Die Lücken, die sich auftun schaffen den Raum für die Gruppen, die der Bevölkerung versprechen, was diese hören wollen. Im Zwanzigsten Jahrhundert haben populistische Kräfte schon einmal die Schwäche von vielen kleinen Parteien ausgenutzt. Die Folgen waren grauenvoll. Ohne einen weitreichenden Konsens zwischen den Bürgern, der an einer aussagekräftigen öffentlichen Meinung sichtbar wird, trudeln wir in eine unerwünschte, altbekannte Richtung. Haben die Entscheider etwas daraus gelernt? Welche Maßnahmen ergreifen sie? Müssen wir es hinnehmen, dass sich die Geschichte wiederholt? Und hinterher wieder keiner etwas gewusst hat?
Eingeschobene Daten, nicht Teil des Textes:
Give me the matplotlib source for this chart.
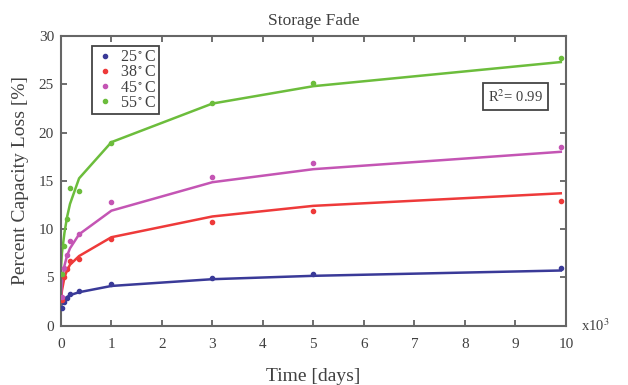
import numpy as np
import matplotlib
matplotlib.use("Agg")
import matplotlib.pyplot as plt

# measured points, time in thousands of days
t_meas = [0.02, 0.07, 0.12, 0.18, 0.36, 1, 3, 5, 9.9]
meas_25 = [1.85, 2.4, 2.8, 3.3, 3.6, 4.3, 4.95, 5.3, 6.0]
meas_38 = [2.6, 5.0, 5.9, 6.65, 6.9, 9.0, 10.75, 11.85, 12.9]
meas_45 = [3.0, 6.0, 7.3, 8.8, 9.45, 12.75, 15.35, 16.8, 18.5]
meas_55 = [5.3, 8.2, 11.0, 14.2, 13.9, 18.9, 23.1, 25.1, 27.7]

# model fit
t_fit = [0, 0.02, 0.07, 0.12, 0.18, 0.36, 1, 3, 5, 9.9]
fit_25 = [1.9, 2.3, 2.7, 2.95, 3.15, 3.45, 4.1, 4.8, 5.15, 5.7]
fit_38 = [2.3, 3.6, 5.0, 5.7, 6.3, 7.2, 9.15, 11.3, 12.4, 13.7]
fit_45 = [2.8, 4.5, 6.2, 7.2, 8.0, 9.45, 11.9, 14.85, 16.2, 18.0]
fit_55 = [5.8, 7.5, 9.6, 11.2, 12.6, 15.25, 19.0, 23.0, 24.8, 27.3]

labels = ["25$^\\circ$C", "38$^\\circ$C", "45$^\\circ$C", "55$^\\circ$C"]
colors = ["#3a3a98", "#ee3a3a", "#c455b4", "#6cbd3c"]

plt.rcParams["font.family"] = ["Liberation Serif", "DejaVu Serif"]
plt.rcParams["mathtext.fontset"] = "stix"
txt = "#404040"

fig = plt.figure(figsize=(6.28, 3.85), dpi=100)
ax = fig.add_axes([0.097, 0.1545, 0.804, 0.752])

meas = [meas_25, meas_38, meas_45, meas_55]
fits = [fit_25, fit_38, fit_45, fit_55]
for m, f, c, lab in zip(meas, fits, colors, labels):
    ax.plot(t_fit, f, color=c, lw=1.8, zorder=2)
    ax.plot(t_meas, m, "o", color=c, ms=3, label=lab, zorder=3)

ax.set_xlim(0, 10)
ax.set_ylim(0, 30)
ax.set_xticks(range(0, 11))
ax.set_yticks(range(0, 31, 5))
ax.tick_params(direction="in", top=True, right=True, length=4, width=1.2,
               colors="#555555", labelcolor=txt, labelsize=11, pad=5)
ax.tick_params(axis="x", pad=9)
for s in ax.spines.values():
    s.set_color("#666666")
    s.set_linewidth(1.5)

ax.set_title("Storage Fade", fontsize=12.5, color=txt, pad=8)
ax.set_xlabel("Time [days]", fontsize=14, color=txt, labelpad=12)
ax.set_ylabel("Percent Capacity Loss [%]", fontsize=14, color=txt, labelpad=7)
ax.text(1.03, 0.0, "x10$^3$", transform=ax.transAxes, fontsize=10.5,
        color=txt, va="center", ha="left")

leg = ax.legend(loc="upper left", bbox_to_anchor=(0.045, 0.993), fontsize=11.5,
                handletextpad=0.3, handlelength=1.3, borderpad=0.2,
                labelspacing=-0.05, fancybox=False, framealpha=1,
                edgecolor="#444444", markerscale=1.0)
leg.get_frame().set_linewidth(1.3)
for t in leg.get_texts():
    t.set_color(txt)

ax.text(0.9, 0.79, "R$^2$= 0.99", transform=ax.transAxes, fontsize=10.5,
        color=txt, ha="center", va="center",
        bbox=dict(boxstyle="square,pad=0.35", fc="white", ec="#444444", lw=1.3))

fig.savefig("out.png", dpi=100)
Die öffentliche Meinung wird zwischenzeitlich so wenig aussagekräftig, dass sich auf deren Grundlage nur noch wenige Gemeinsamkeiten mehr finden lassen – sieht man von den fremdenfeindlichen Entwicklungen ab.
P.S.: Die gleichen Mechanismen finden sich in Unternehmen im Rahmen deren Corporate Identity.